One small problem: As people are now finally pointing out, this isn’t the famous Pravda. After the Soviet Union was made to collapse, its official propaganda organ was sold off and eventually closed. There is no more “Pravda,” omnipresent national newspaper in which the Kremlin disseminates the party line to the oppressed masses. There is now Pravda, the struggling, thrice-weekly organ of the remains of the Communist Party, and Pravda.ru, a sensationalistic online-only news site few people in Russia take seriously.
So, after Vladimir Putin published a provocative column in America’s most prominent and trusted newspaper, John McCain basically submitted his response to the Russian equivalent of the Daily Blaze. After you read his impassioned words, you can scroll down to Pravda’s enlightening “photos of celebrities” section. Or why not check out Lady Pravda for your love and beauty tips? McCain really couldn’t have found a better way to illustrate that he’s a befuddled Cold War relic with no idea whatsoever what Russia is like in 2013.

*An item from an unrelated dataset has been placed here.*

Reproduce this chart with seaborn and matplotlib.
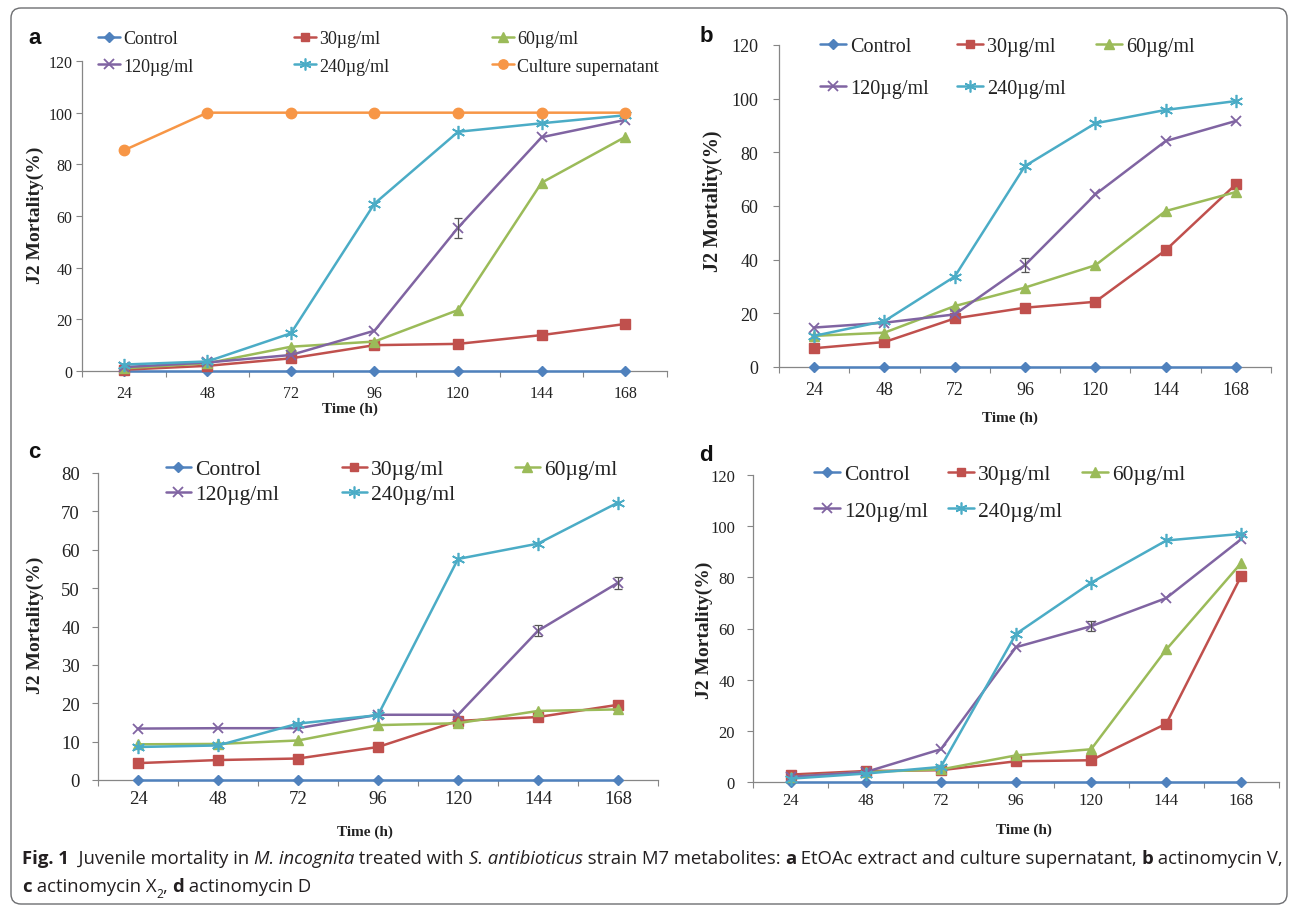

Sen. McCain was goaded into this by Foreign Policy’s John Hudson, and some, like Dave Weigel, did point out earlier that McCain was effectively being pranked into submitting his serious editorial to a conspiracy site capitalizing on a famous name.
But there’s no one McCain can blame but himself. A few minutes of research — or any working knowledge of modern Russia, I guess — would’ve saved McCain some embarrassment. He almost got it right, sort of. One of Russia’s bigger newspapers is Komsomolskaya Pravda, or Komsomol Truth — not to be confused with plain “Truth” — and today Komsomol Truth is straight-up mocking McCain. Here is the very bad Google translation:
Iron man, U.S. Senator John McCain. He promised to write a column in the “truth” and did. True, “Pravda.Ru”, but this is small. You could have a “spark” to write “, but did not find, I guess. Or did not know what was, and a newspaper.
(“Spark” was the pre-revolution socialist newspaper run by Lenin and his allies. It ceased publishing in 1905.)
If McCain had wanted to write in a Soviet-era paper for the symbolism, he could’ve picked one of the ones that are still publishing. Pravda was the official paper of the party, but the USSR had lots of newspapers, and not all of them are now defunct. The Soviet Union’s actual “paper of record,” Izvestia, is still around, and today it has a fun interview with the chairman of “Pravda.ru” in which it repeatedly asks him how and why McCain published an Op-Ed at his website instead of at an actual newspaper, like Izvestia.
Even if he’d picked an actual newspaper, McCain’s central conceit would still have been wrong. “A Russian citizen could not publish a testament like the one I just offered,” he wrote in his editorial after some boilerplate about the importance of self-determination. That is not remotely true. Russia has hundreds of daily newspapers representing a broad array of viewpoints. There are pro-Kremlin papers and pro-opposition papers. Russia has, in Novaya Gazeta, an award-winning investigative newspaper. Russians have access to anti-Putin journalism if they want it. The state, as I understand it, recognized long ago that controlling television is more useful than censoring newspapers. McCain could’ve easily placed his column in an actual newspaper that prints actual copies that actual Russians read, and I can’t imagine why any paper would’ve been scared to print it. (It’s far too ridiculous.)
If McCain’s mission was to prove that the United States is run by solipsistic buffoons who don’t even try to understand anything about the rest of the world before they go blundering out shouting hypocritical nonsense about freedom, well, mission accomplished. Way to make Putin look like a wise and prudent statesman, Senator.